On a esté obligé d’abandonner le dessein de lever la taxe qui avoit esté proposée sur les biens d’Eglise, et l’impost qu’on vouloit lever par teste sur les particuliers, parce que les Ecclesiastiques ont absolument refusé de la payer : et que les peuples ont representé qu’ils estoient dans vne entiére impossibilité de satisfaire à ces taxes excessives.

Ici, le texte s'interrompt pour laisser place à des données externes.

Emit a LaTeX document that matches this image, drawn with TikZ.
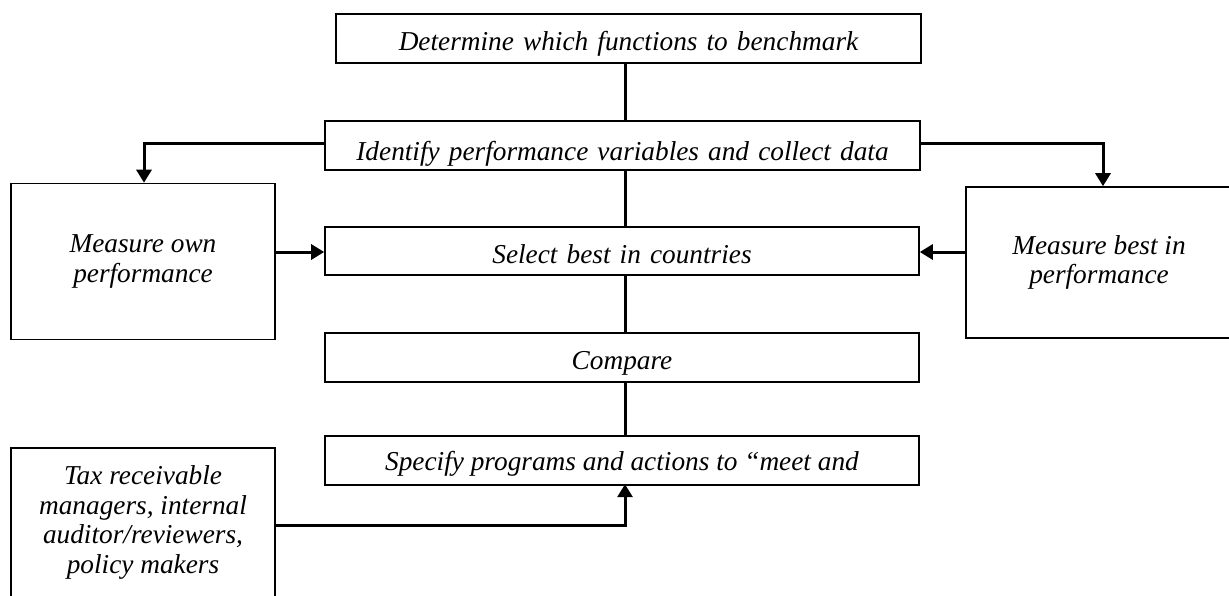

Ainsi, ces deux expedients dont la Chambre des Finances esperoit tirer vingt millions qu’elle avoit desja destinez aux dépenses les plus pressées, se trouvent entierement inutiles. On a depuis, proposé de vendre vne partie des Domaines de Hongrie : mais il se trouve peu de personnes qui veüillent hazarder leur argent, en acquerant des terres sur des frontieres qui sont déja exposées aux courses des Infideles.